РЕЦЕНЗИИ НА КНИГИ * ВСЕ О ЛИТЕРАТУРЕ * ЧТО ПОЧИТАТЬ? * КЛАССИЧЕСКАЯ И СОВРЕМЕННАЯ ЛИТЕРАТУРА * ОБЗОРЫ И НОВИНКИ

Книгозавр точка ру. Елена Блонди. Тайпестри Нины Большаковой

Рассказы Нины Большаковой, которые будут в нашем сборнике, объединены названием «Истории Черной Леи». Очень поэтическое название. А рассказы — реалистические, о женщинах, что приезжают в Америку в попытках устроиться на работу и начать новую жизнь.
Рассказы выглядят почти документальными и, кажущаяся их немного ленивая простота, для меня — признак большого таланта. Чего проще — сиди и описывай в подробностях то, что видела и знаешь, не отягощая будущего читателя собственными выводами, собственной философией, не усиливая контрасты и не подгоняя сюжет под внутреннюю логику текста. Но в этом главная сила прозы Нины Большаковой. Она никуда не торопится, не заглядывает в глаза, кивая и подхватывая мнения на лету. И несколько медлительные на первый взгляд рассказы, как бы и ни о чем, а разве это может быть востребовано нынче? — вдруг укореняются в сознании и требуют перечитывания.

Кого-то мы читаем, чтобы узнать, чем там все закончится. Кого-то — насладиться поэтичностью и красотой стиля. Кого-то — наново увлечься блестящим умом автора.

Прозу Нины надо перечитывать, чтобы подумать о ней. Куски жизни, похожие на уличные фото, снятые в повороте, на ходу, почти случайно — отнюдь не случайны. Для того, чтобы это понять, надо отойти от текста на шаг-два, как от хорошей картины. И осмотреться, прихватывая в поле зрения окружающий читателя мир. Не тот, который в книге, а этот — вокруг. И тогда становится понятно — что же в них, этих неторопливых рассказах.

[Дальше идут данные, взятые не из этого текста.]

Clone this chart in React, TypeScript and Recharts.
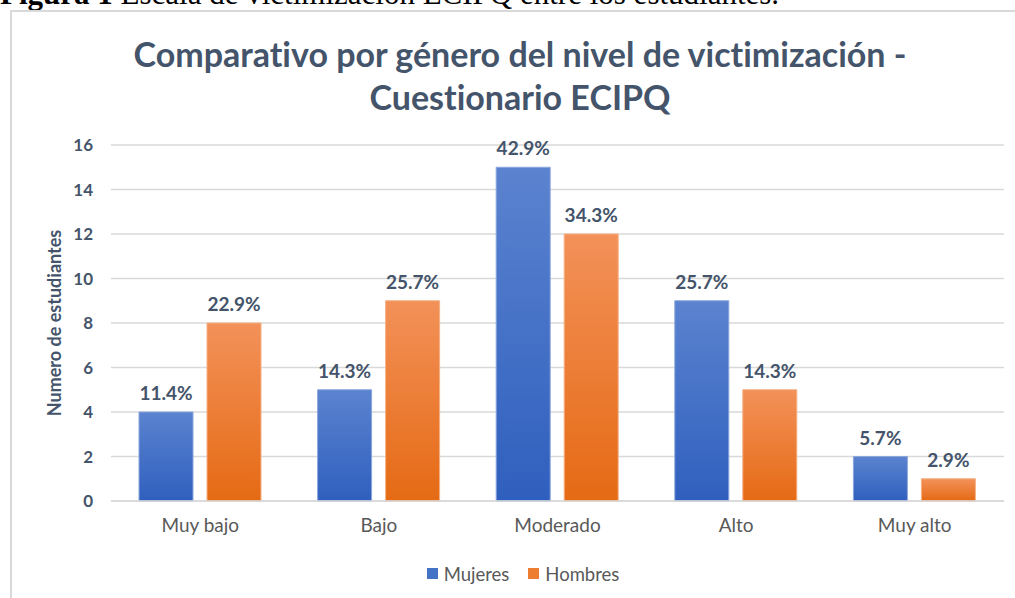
import React from 'react'
import { BarChart, Bar, XAxis, YAxis, CartesianGrid, LabelList } from 'recharts'

const categories = ['Muy bajo', 'Bajo', 'Moderado', 'Alto', 'Muy alto']
const mujeres = [4, 5, 15, 9, 2]
const hombres = [8, 9, 12, 5, 1]
const mujeresPct = [11.4, 14.3, 42.9, 25.7, 5.7]
const hombresPct = [22.9, 25.7, 34.3, 14.3, 2.9]
const yTicks = [0, 2, 4, 6, 8, 10, 12, 14, 16]

const data = categories.map((c, i) => ({
  name: c,
  mujeres: mujeres[i],
  hombres: hombres[i],
  mujeresPct: mujeresPct[i],
  hombresPct: hombresPct[i],
}))

const FONT = 'Lato, "Open Sans", sans-serif'
const DARK = '#44546a'
const GREY = '#595959'
const GRID = '#d9d9d9'

const pct = (v: any) => `${Number(v).toFixed(1)}%`

const legendItems = [
  { label: 'Mujeres', color: '#4472c4' },
  { label: 'Hombres', color: '#ed7d31' },
]

export default function App() {
  return (
    <div style={{ position: 'absolute', left: 0, top: 0, width: 1015, height: 598, overflow: 'hidden', background: '#fff', fontVariantLigatures: 'none' }}>
      {/* caption cut off at the top of the page */}
      <div
        style={{
          position: 'absolute', left: 0, top: -24, whiteSpace: 'nowrap',
          fontFamily: '"Liberation Serif", "Times New Roman", serif', fontSize: 31, color: '#000',
        }}
      >
        <b>Figura 1</b> Escala de victimización ECIPQ entre los estudiantes.
      </div>
      {/* chart frame */}
      <div
        style={{
          position: 'absolute', left: 10, top: 10, width: 1020, height: 600,
          borderLeft: `2px solid ${GRID}`, borderTop: `2px solid ${GRID}`, boxSizing: 'border-box',
        }}
      />
      <div
        style={{
          position: 'absolute', left: 0, top: 32, width: 1040, textAlign: 'center',
          fontFamily: FONT, fontWeight: 700, fontSize: 34, lineHeight: '43px', color: DARK,
        }}
      >
        Comparativo por género del nivel de victimización -<br />Cuestionario ECIPQ
      </div>
      <div style={{ position: 'absolute', left: 0, top: 0 }}>
        <BarChart
          width={1015}
          height={598}
          data={data}
          margin={{ top: 145, right: 11, left: 0, bottom: 67 }}
          barCategoryGap={28}
          barGap={14}
        >
          <defs>
            <linearGradient id="gBlue" x1="0" y1="0" x2="0" y2="1">
              <stop offset="0%" stopColor="#5b83cf" />
              <stop offset="100%" stopColor="#2f5fbe" />
            </linearGradient>
            <linearGradient id="gOrange" x1="0" y1="0" x2="0" y2="1">
              <stop offset="0%" stopColor="#f39159" />
              <stop offset="100%" stopColor="#e56a14" />
            </linearGradient>
          </defs>
          <CartesianGrid vertical={false} stroke={GRID} strokeWidth={1.5} />
          <XAxis
            dataKey="name"
            axisLine={{ stroke: GRID, strokeWidth: 1.5 }}
            tickLine={false}
            tickSize={0}
            tickMargin={18}
            height={30}
            tick={{ fill: GREY, fontSize: 19, fontFamily: FONT }}
          />
          <YAxis
            width={111}
            domain={[0, 16]}
            ticks={yTicks}
            axisLine={false}
            tickLine={false}
            tickSize={0}
            tickMargin={18}
            tick={{ fill: DARK, fontSize: 17, fontWeight: 700, fontFamily: FONT }}
            label={{
              value: 'Numero de estudiantes', angle: -90, position: 'insideLeft', offset: 55,
              style: { fill: DARK, fontSize: 18, fontWeight: 700, fontFamily: FONT, textAnchor: 'middle' },
            }}
          />
          <Bar dataKey="mujeres" name="Mujeres" fill="url(#gBlue)" stroke="#8aa6dc" strokeWidth={1} isAnimationActive={false}>
            <LabelList dataKey="mujeresPct" position="top" offset={12} formatter={pct}
              style={{ fill: DARK, fontSize: 19, fontWeight: 700, fontFamily: FONT }} />
          </Bar>
          <Bar dataKey="hombres" name="Hombres" fill="url(#gOrange)" stroke="#f5b085" strokeWidth={1} isAnimationActive={false}>
            <LabelList dataKey="hombresPct" position="top" offset={12} formatter={pct}
              style={{ fill: DARK, fontSize: 19, fontWeight: 700, fontFamily: FONT }} />
          </Bar>
        </BarChart>
      </div>
      <div
        style={{
          position: 'absolute', left: 0, top: 561, width: 1046, textAlign: 'center',
          fontFamily: FONT, fontSize: 18.5, color: GREY,
        }}
      >
        {legendItems.map((it, i) => (
          <span key={it.label} style={{ marginLeft: i === 0 ? 0 : 19, display: 'inline-flex', alignItems: 'center' }}>
            <span style={{ display: 'inline-block', width: 11, height: 11, background: it.color, marginRight: 6 }} />
            {it.label}
          </span>
        ))}
      </div>
    </div>
  )
}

О странном посетителе видеопроката по имени Нугзари, о котором рассказала подругам негритянка Черная Лея и замолчав, стала пить свой кофе, просто кивнув на вопрос одной из них «И все?» — да, и все. И этого вполне достаточно, чтоб молчаливый Нугзари стал литературной реальностью, будучи реальностью настоящей. («Нугзари»)

О времени, проведенном перед свиданием в кафе, рядом с красной ковровой дорожкой, — говорят, сейчас приедет в кинотеатр на премьеру Шэрон Стоун!  («Ожидая Шэрон Стоун»). Она не приехала… А рассказ есть. И еще какой рассказ!

О Королеве Постельного Белья — древней старушке Любе, что живет одна в огромной квартире, уставленной безделушками и о том, как работается у нее приходящей горничной, практически единственным человеком, с кем Люба общается постоянно. Блестящий рассказ, вызывающий жалость и интерес, грусть и легкую злость, и снова интерес и желание его перечитывать. («Люба-Люба»)

В одном из любимых моих рассказов Нины (хотя я все больше убеждаюсь, что любимых мной ее рассказов становится все больше, взрослею, наверное) «Парижская сумка» автор пишет о том, что хотела бы стать тайпестри, огромным, во всю стену, гобеленом, на котором ткутся картины из жизни, новые и новые, густо уложенными стежками, — чтобы ходить и рассматривать можно было бесконечно…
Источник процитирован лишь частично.